Server Monitoring Best Practices: Keeping Your PHP App and MySQL Clusters Alive on OVH

Proactive MySQL Cluster Health Checks with `pt-heartbeat`

Maintaining the health and replication lag of MySQL clusters, especially in a distributed environment like OVH, is paramount. A common pitfall is relying solely on basic replication status checks, which might not reveal subtle performance degradations or network issues impacting lag. We’ll leverage Percona Toolkit’s `pt-heartbeat` to establish a robust, low-overhead mechanism for monitoring replication lag and ensuring timely alerts.

pt-heartbeat works by writing a timestamp to a dedicated table on the primary MySQL instance and then monitoring the slave instances to see how far behind they are from that timestamp. This provides a more accurate measure of real-world replication lag than simply checking Seconds_Behind_Master, which can be misleading under certain conditions.

Setting up `pt-heartbeat` on OVH MySQL Instances

First, ensure Percona Toolkit is installed on your primary and replica MySQL servers. On Debian/Ubuntu-based OVH instances, this is typically:

sudo apt-get update
sudo apt-get install percona-toolkit

Next, create a dedicated database and table on your primary MySQL server to store the heartbeat timestamps. It’s crucial to use a consistent database and table name across all your MySQL instances for easier management.

-- On your PRIMARY MySQL server
CREATE DATABASE IF NOT EXISTS heartbeat;
USE heartbeat;
CREATE TABLE IF NOT EXISTS hb (
  id INT PRIMARY KEY AUTO_INCREMENT,
  ts DATETIME(6) NOT NULL DEFAULT CURRENT_TIMESTAMP(6)
) ENGINE=InnoDB;

Now, configure pt-heartbeat to run on your primary server.
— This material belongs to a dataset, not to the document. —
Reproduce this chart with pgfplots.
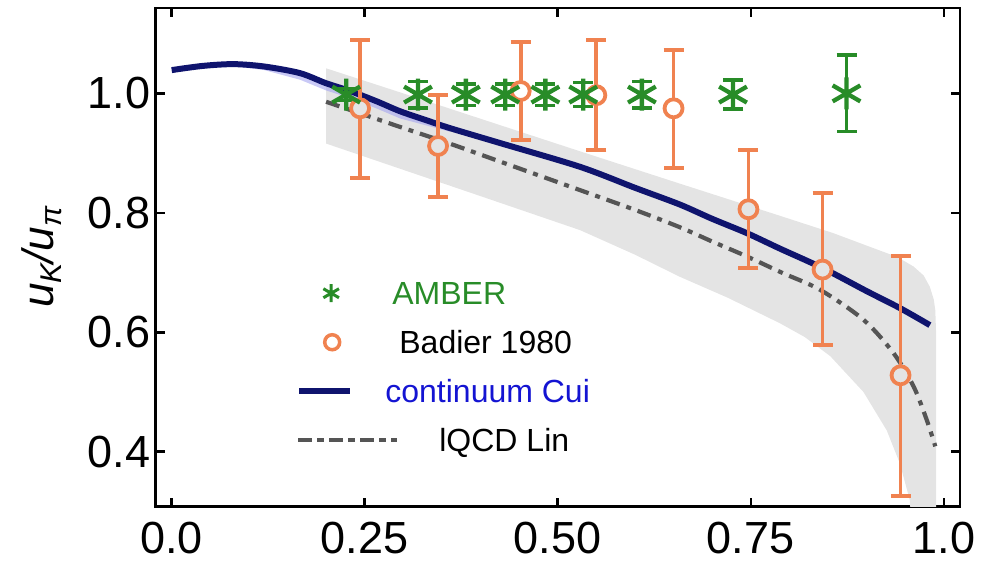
\documentclass[border=0pt]{standalone}
\usepackage{fontspec}
\setmainfont{Liberation Sans}
\usepackage{pgfplots}
\pgfplotsset{compat=1.18}
\definecolor{amber}{RGB}{40,140,40}
\definecolor{badier}{RGB}{240,130,80}
\definecolor{cuinavy}{RGB}{15,20,110}
\definecolor{cuitext}{RGB}{20,20,210}
\definecolor{bandgray}{RGB}{228,228,228}
\definecolor{lqcd}{RGB}{85,85,85}
\definecolor{bandblue}{RGB}{165,165,240}
\begin{document}
\begin{tikzpicture}
\useasboundingbox (-155.7pt,-57.3pt) rectangle (830.3pt,506.7pt);
\begin{axis}[
  at={(0pt,0pt)}, anchor=south west,
  scale only axis, width=804.3pt, height=498.7pt,
  xmin=-0.0207, xmax=1.021, ymin=0.308, ymax=1.143,
  axis line style={line width=2.7pt},
  tick align=inside, major tick length=9pt,
  every tick/.style={black, line width=2.5pt},
  xtick={0,0.25,0.5,0.75,1}, xticklabels={0.0,0.25,0.50,0.75,1.0},
  ytick={0.4,0.6,0.8,1.0}, yticklabels={0.4,0.6,0.8,1.0},
  ticklabel style={font=\fontsize{45}{50}\selectfont},
  xticklabel style={yshift=-12pt},
  yticklabel style={xshift=-2pt},
  ylabel={\fontsize{44}{44}\selectfont\itshape u\raisebox{-8pt}{\fontsize{30}{30}\selectfont K}/u\raisebox{-8pt}{\fontsize{30}{30}\selectfont π}},
  every axis y label/.style={at={(rel axis cs:-0.1414,0.5)}, rotate=90, anchor=center},
  legend style={at={(axis cs:0.161,0.685)}, anchor=north west, draw=none, fill=none,
    inner sep=0pt, row sep=26pt, column sep=0pt,
    nodes={inner sep=0pt, text height=23pt, text depth=0pt},
    font=\fontsize{32}{32}\selectfont},
  legend cell align=left,
]
% lQCD uncertainty band
\addplot[draw=none, fill=bandgray, forget plot] coordinates {
(0.2,0.916)(0.2,1.042)(0.3,1.000)(0.425,0.947)(0.529,0.903)(0.658,0.849)(0.788,0.795)(0.857,0.766)(0.917,0.737)(0.94,0.726)(0.961,0.710)(0.974,0.695)(0.982,0.676)(0.987,0.655)(0.989,0.637)(0.99,0.6)(0.99,0.28)
(0.958,0.28)(0.956,0.319)(0.943,0.381)(0.926,0.436)(0.896,0.500)(0.853,0.560)(0.82,0.592)(0.788,0.615)(0.72,0.658)(0.658,0.693)(0.6,0.730)(0.529,0.771)(0.4,0.828)(0.3,0.872)} --cycle;
% continuum uncertainty band
\addplot[draw=none, fill=bandblue, fill opacity=0.6, forget plot] coordinates {
(0.06,1.049)(0.12,1.045)(0.166,1.034)(0.2,1.017)(0.231,1.004)(0.265,0.987)(0.296,0.970)(0.36,0.946)
(0.36,0.936)(0.296,0.958)(0.265,0.975)(0.231,0.992)(0.2,1.005)(0.166,1.023)(0.12,1.039)} --cycle;
% lQCD Lin
\addplot[lqcd, line width=4.2pt, dash pattern=on 14pt off 7pt on 5pt off 7pt, smooth, forget plot] coordinates {
(0.2,0.986)(0.25,0.964)(0.3,0.942)(0.36,0.916)(0.425,0.886)(0.529,0.838)(0.6,0.805)(0.658,0.776)(0.7,0.752)(0.745,0.727)(0.79,0.700)(0.84,0.671)(0.896,0.621)(0.935,0.565)(0.961,0.509)(0.978,0.453)(0.989,0.409)};
% continuum Cui
\addplot[cuinavy, line width=6pt, smooth, forget plot] coordinates {
(0,1.039)(0.04,1.046)(0.08,1.049)(0.12,1.045)(0.166,1.034)(0.2,1.017)(0.231,1.004)(0.265,0.987)(0.296,0.970)(0.33,0.955)(0.36,0.942)(0.425,0.917)(0.529,0.877)(0.6,0.842)(0.658,0.814)(0.7,0.790)(0.745,0.766)(0.788,0.740)(0.844,0.707)(0.9,0.669)(0.944,0.640)(0.982,0.612)};
% Badier 1980 (points inside the band)
\addplot[badier, only marks, mark=*, mark size=9pt, line width=3.8pt,
  mark options={fill=bandgray, draw=badier, line width=3.8pt}, forget plot,
  error bars/.cd, y dir=both, y explicit,
  error bar style={line width=3.8pt, badier},
  error mark options={rotate=90, mark size=10pt, line width=3.8pt, badier}]
  table[x=x, y=y, y error plus=ep, y error minus=em] {
x y ep em
0.244 0.975 0.114 0.116
0.345 0.912 0.085 0.085
0.747 0.806 0.099 0.098
0.843 0.705 0.128 0.126
0.944 0.528 0.200 0.202
};
% Badier 1980 (points above the band)
\addplot[badier, only marks, mark=*, mark size=9pt, line width=3.8pt,
  mark options={fill=white, draw=badier, line width=3.8pt}, forget plot,
  error bars/.cd, y dir=both, y explicit,
  error bar style={line width=3.8pt, badier},
  error mark options={rotate=90, mark size=10pt, line width=3.8pt, badier}]
  table[x=x, y=y, y error plus=ep, y error minus=em] {
x y ep em
0.452 1.004 0.082 0.082
0.550 0.997 0.092 0.092
0.650 0.975 0.097 0.100
};
% AMBER
\addplot[amber, only marks, mark=asterisk, mark size=16pt, line width=4.3pt, forget plot,
  error bars/.cd, y dir=both, y explicit,
  error bar style={line width=3.6pt, amber},
  error mark options={rotate=90, mark size=10pt, line width=3.6pt, amber}]
  table[x=x, y=y, y error plus=e, y error minus=e] {
x y e
0.226 0.998 0.010
0.319 0.998 0.022
0.381 0.998 0.018
0.432 0.998 0.018
0.484 0.998 0.018
0.533 0.998 0.020
0.609 0.998 0.022
0.727 0.998 0.024
0.874 1.000 0.064
};
% legend
\addlegendimage{legend image code/.code={\path (0pt,0pt) (87pt,0pt);
  \draw[amber, line width=3pt] plot[only marks, mark=asterisk, mark size=9pt] coordinates {(33pt,0pt)};}}
\addlegendentry{\hspace{7pt}\textcolor{amber}{AMBER}}
\addlegendimage{legend image code/.code={\path (0pt,0pt) (87pt,0pt);
  \draw[badier, line width=3.5pt] (34pt,0pt) circle (7.5pt);}}
\addlegendentry{\hspace{14pt}Badier 1980}
\addlegendimage{legend image code/.code={\path (0pt,0pt) (87pt,0pt);
  \draw[cuinavy, line width=6pt] (1pt,0pt) -- (52pt,0pt);}}
\addlegendentry{\textcolor{cuitext}{continuum Cui}}
\addlegendimage{legend image code/.code={\path (0pt,0pt) (87pt,0pt);
  \draw[overlay, lqcd, line width=4pt, dash pattern=on 14pt off 5pt on 7pt off 5pt] (0pt,0pt) -- (99pt,0pt);}}
\addlegendentry{\hspace{54pt}lQCD Lin}
\end{axis}
\end{tikzpicture}
\end{document}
This script will periodically update the timestamp in the `heartbeat.hb` table. We’ll set it to run every 5 seconds.

pt-heartbeat --host=127.0.0.1 --user=your_heartbeat_user --password=your_heartbeat_password --database=heartbeat --table=hb --interval=5 --update-type=timestamp

Replace your_heartbeat_user and your_heartbeat_password with credentials for a dedicated MySQL user that has at least UPDATE privileges on the `heartbeat.hb` table. For security, consider using a MySQL configuration file (~/.my.cnf) to store these credentials rather than passing them on the command line.

[client]
user=your_heartbeat_user
password=your_heartbeat_password
host=127.0.0.1

Then, create a cron job to run this command. Ensure the user running the cron job has read access to the ~/.my.cnf file.

# In crontab for the user running pt-heartbeat
*/5 * * * * pt-heartbeat --database=heartbeat --table=hb --interval=5 --update-type=timestamp --config=/home/your_user/.my.cnf >> /var/log/pt-heartbeat.log 2>&1

Monitoring Replication Lag on Replicas

On each of your replica MySQL servers, you’ll run pt-heartbeat to measure the lag. This instance will connect to the replica and query the heartbeat table on the primary to determine the lag.
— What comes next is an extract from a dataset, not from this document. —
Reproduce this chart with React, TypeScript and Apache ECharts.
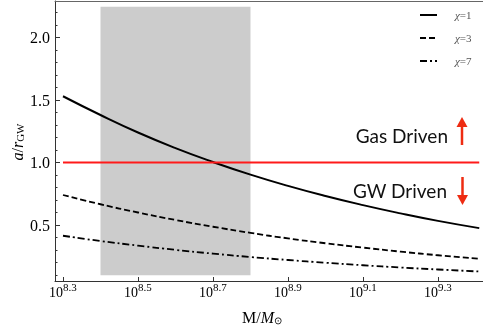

pt-heartbeat --host=127.0.0.1 --user=your_replica_monitor_user --password=your_replica_monitor_password --database=heartbeat --table=hb --interval=10 --monitor

Here, --monitor is the key flag. The --interval here is how often the replica checks the primary’s heartbeat. This should generally be longer than the primary’s update interval to avoid excessive load on the primary. Again, use a dedicated user with SELECT privileges on the `heartbeat.hb` table on the primary. For this to work, the replica user needs network access to the primary’s MySQL port.
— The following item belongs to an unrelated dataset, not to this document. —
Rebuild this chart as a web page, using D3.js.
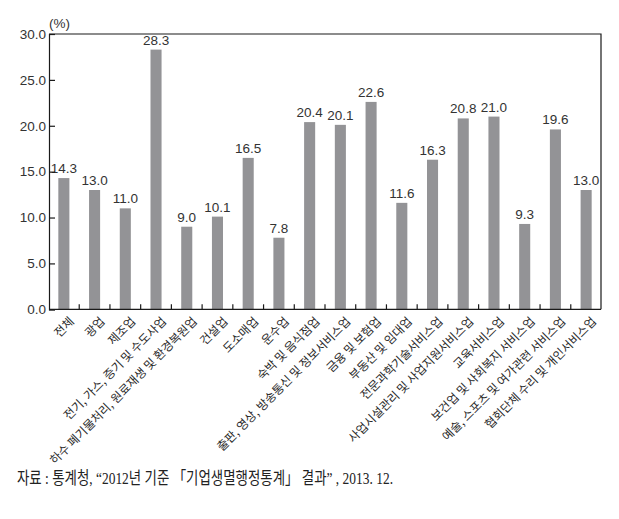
<!DOCTYPE html>
<html>
<head>
<meta charset="utf-8">
<script src="https://cdn.jsdelivr.net/npm/d3@7"></script>
<style>
  html, body { margin: 0; padding: 0; background: #fff; }
  svg { display: block; }
</style>
</head>
<body>
<svg id="chart" width="619" height="519"></svg>
<script>
const categories = [
  "전체", "광업", "제조업", "전기, 가스, 증기 및 수도사업",
  "하수 폐기물처리, 원료재생 및 환경복원업", "건설업", "도소매업", "운수업",
  "숙박 및 음식점업", "출판, 영상, 방송통신 및 정보서비스업", "금융 및 보험업",
  "부동산 및 임대업", "전문과학기술서비스업", "사업시설관리 및 사업지원서비스업",
  "교육서비스업", "보건업 및 사회복지 서비스업", "예술, 스포츠 및 여가관련 서비스업",
  "협회단체 수리 및 개인서비스업"
];
const values = [14.3, 13.0, 11.0, 28.3, 9.0, 10.1, 16.5, 7.8, 20.4, 20.1, 22.6, 11.6, 16.3, 20.8, 21.0, 9.3, 19.6, 13.0];
const yTicks = [0, 5, 10, 15, 20, 25, 30];
const unitLabel = "(%)";
const sourceText = "자료 : 통계청, “2012년 기준 「기업생멸행정통계」 결과” , 2013. 12.";

(function () {
const svg = d3.select("#chart");
const mLeft = 49, mRight = 601, mTop = 34, mBottom = 309.3;

const x = d3.scaleBand().domain(categories).range([48.5, 601.5]).paddingInner(0.64).paddingOuter(0.32);
const y = d3.scaleLinear().domain([0, 30]).range([mBottom, mTop]);
const step = x.step();

const axisColor = "#1a1a1a";
const textColor = "#333";

// bars
svg.append("g").selectAll("rect").data(values).join("rect")
  .attr("x", (d, i) => x(categories[i]))
  .attr("y", d => y(d))
  .attr("width", x.bandwidth())
  .attr("height", d => y(0) - y(d))
  .attr("fill", "#939396");

// value labels
svg.append("g").selectAll("text").data(values).join("text")
  .attr("x", (d, i) => x(categories[i]) + x.bandwidth() / 2)
  .attr("y", d => y(d) - 5)
  .attr("text-anchor", "middle")
  .attr("font-family", "'Liberation Sans', Arial, sans-serif")
  .attr("font-size", 13.5)
  .attr("fill", textColor)
  .text(d => d.toFixed(1));

// y axis
const yAxis = svg.append("g").attr("transform", `translate(${mLeft},0)`)
  .call(d3.axisLeft(y).tickValues(yTicks).tickSize(-6).tickPadding(3).tickFormat(d3.format(".1f")));
yAxis.select(".domain").attr("stroke", axisColor).attr("stroke-width", 1.2);
yAxis.selectAll(".tick line").attr("stroke", axisColor).attr("stroke-width", 1.2);
yAxis.selectAll(".tick text").attr("font-family", "'Liberation Sans', Arial, sans-serif")
  .attr("font-size", 13.5).attr("fill", textColor);

// x axis
const xAxis = svg.append("g").attr("transform", `translate(0,${mBottom})`)
  .call(d3.axisBottom(x).tickSize(0).tickPadding(0));
xAxis.select(".domain").remove();
xAxis.selectAll(".tick text")
  .attr("text-anchor", "end")
  .attr("font-family", "'Noto Sans CJK KR', sans-serif")
  .attr("font-size", 12)
  .attr("fill", "#2a2a2a")
  .attr("y", 0).attr("dy", 0)
  .attr("transform", `translate(11,13) rotate(-45)`);

// bottom line
svg.append("line").attr("x1", mLeft).attr("x2", mRight).attr("y1", mBottom).attr("y2", mBottom)
  .attr("stroke", axisColor).attr("stroke-width", 1.2);
// boundary ticks
svg.append("g").selectAll("line").data(categories.slice(0, -1)).join("line")
  .attr("x1", d => x(d) + x.bandwidth() / 2 + step / 2)
  .attr("x2", d => x(d) + x.bandwidth() / 2 + step / 2)
  .attr("y1", mBottom).attr("y2", mBottom - 5)
  .attr("stroke", axisColor).attr("stroke-width", 1.2);
// frame top & right
svg.append("path")
  .attr("d", `M${mLeft},${mTop}H${mRight}V${mBottom}`)
  .attr("fill", "none").attr("stroke", axisColor).attr("stroke-width", 1.2);

// unit label
svg.append("text").attr("x", 49).attr("y", 28)
  .attr("font-family", "'Liberation Sans', Arial, sans-serif")
  .attr("font-size", 13.5).attr("fill", textColor).text(unitLabel);

// source
svg.append("text").attr("x", 17).attr("y", 484)
  .attr("font-family", "'Liberation Serif', 'Noto Sans CJK KR', serif")
  .attr("font-size", 17).attr("fill", "#222")
  .attr("textLength", 376).attr("lengthAdjust", "spacingAndGlyphs")
  .text(sourceText);
})();
</script>
</body>
</html>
To integrate this into your monitoring system (e.g., Nagios, Zabbix, Prometheus Alertmanager), you can use pt-heartbeat‘s output. When run with --monitor, it outputs the lag in seconds. You can then parse this output. For example, to check if lag exceeds 60 seconds and exit with a non-zero status code:

# Script to check lag and alert
#!/bin/bash

LAG=$(pt-heartbeat --host=127.0.0.1 --user=your_replica_monitor_user --password=your_replica_monitor_password --database=heartbeat --table=hb --interval=10 --monitor --quiet --utc)

if [ -z "$LAG" ]; then
  echo "ERROR: Could not retrieve heartbeat lag."
  exit 2
fi

if (( $(echo "$LAG > 60" | bc -l) )); then
  echo "CRITICAL: MySQL replication lag is ${LAG} seconds."
  exit 2
else
  echo "OK: MySQL replication lag is ${LAG} seconds."
  exit 0
fi

This script can be scheduled via cron or integrated directly into a monitoring agent. The --quiet flag suppresses verbose output, and --utc ensures timestamps are in UTC for consistency.

PHP Application-Level Monitoring with `php-fpm-status` and Custom Checks

Beyond infrastructure, monitoring the health of your PHP application, particularly the FastCGI Process Manager (PHP-FPM), is critical. PHP-FPM’s status page provides invaluable insights into worker pool performance, request queues, and potential bottlenecks.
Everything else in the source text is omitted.